“What we were told as kids was that the bag man was this man who would come from the woods and take mischievous kids, put them in the bag and take them to the forest. And then I don’t know what the Bag Man would do to the kids., but that’s what our parents would tell us to make us scared of doing bad things…kinda like a Santa Claus but backwards.”
“(Concerning the Bag Man’s appearance) That was really left to our imagination, our parents would just say ‘the Bag Man would take you if you do that’, but there was no description”.
After this initial description, I asked my informant to elaborate on what kind of kids the Bag Man would take. Often the Bag Man was threatened to visit kids who would misbehave, “not do what their parents would ask them too, doing bad things like lighting the house on fire, stuff like that. Stuff that was perceived as bad, like if you punched a kid, ‘oh no the Bag Man will take you!'”
My informant first heard of the Bag Man from his parents “when I was four…really as far back as I could remember”. Although he has not received warning from his parents about the Bag Man in many years, my informant says the Bag Man still stays in his mind. “Sometimes I think about the Bag Man, you know, it keeps me from doing bad things.” My informant followed that phrase with “I’m joking around,” but his tone suggested there might have been an element of truth to his statement.
“It’s not the kind of thing that the kids take seriously, you know, but it’s the kind of thing the parents say…they don’t expect the kids to believe in the Sack Man, they just kind of use it as a veiled threat. ‘The Bag Man will take you’ is more like ‘I will punish you if you keep doing that’, but for when you’re a kid, like really young.
“I think the physical appearance of the Bag Man is unclear on purpose, because it’s meant to be communicated more as an idea than, like, an actual existing thing, you know? I mean, not so much with characters like Santa Claus or the Easter Bunny, but at least in Portugal I feel that most kids don’t get to believe in that sort of stuff, and it carries on to the Bag Man.”
I then asked how widespread knowledge of the Bag Man was when my informant was growing up in Portugal, and he confirmed that it was very popular. In his hometown in Portugal, “Everybody knew about him.”
My informant then made a tie between the story of The Bag Man to that of what he translated as the Eating Monster, known in Portugal as “Bicho-papao”. “It’s pretty much the same as the boogey man or the Bag Man, but without the bag…it’s sort of a version of the monster under the bed, a night monster.” According to my informant, the Bicho-papao and the Bag Man acted as two halfes to the same story, where the Bag Man was the figure that would take misbehaving kids during the dat, and at night the Bicho-papao became the threatening figure that parents would warn about. “[The Bicho-papao] is the same thing, pretty much, but because of the name, ‘the eating monster’, the perception or what was implied was that he would eat you, but nothing different beyond that really.”

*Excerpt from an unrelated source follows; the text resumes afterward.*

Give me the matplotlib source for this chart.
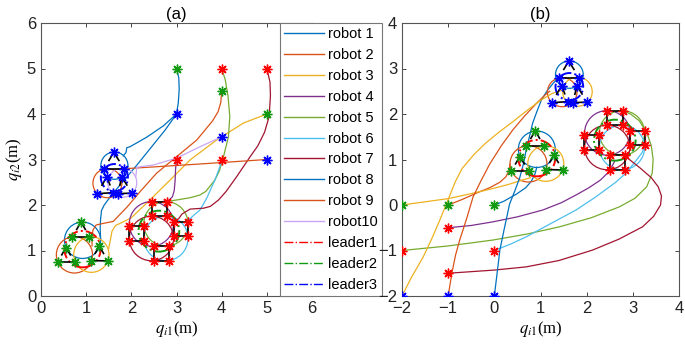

As we touched on in our interview, my informant and I came to the conclusion that the Bag Man and similar Boogeyman characters are often used by parents as a convenient way to inform a small child that something they are doing is wrong, and that it must stop or there will be negative consequences. Because the Bag Man was told to my informant and his friends from a very young age, one can infer that parents used the Bag Man as a deterrent for bad behavior because the concept of abstract punishment is not as effective as fear or danger for the young mind. Once a parent and child get used to the Bag Man, however, it seems to remain the primary mode of warning, perhaps because it creates that lasting impression that made my informant still keep the Bag Man story with him.
Monsters often represent what we fear in society, so for a child, the amorphous form of the Bag Man acts less as physical danger, but more as a premonition for something more. The child knows that something is wrong, but they might not be at the age where they could understand the effect of their actions and the intent of their parents. The Bag Man becomes an effective shorthand for punishment for the child, even though they might not understand what exactly punishment entails – they just know it is bad and it is coming for them.
Citation: The Disney film The Nightmare Before Christmas (1993) features a character named Oogie Boogie, a Boogeyman character who associates with three mischievous children. In addition to these shared characteristics with the Bag Man, Oogie Boogie is literally stitched together from sacks, in (perhaps coincidental) nod to the Bag Man.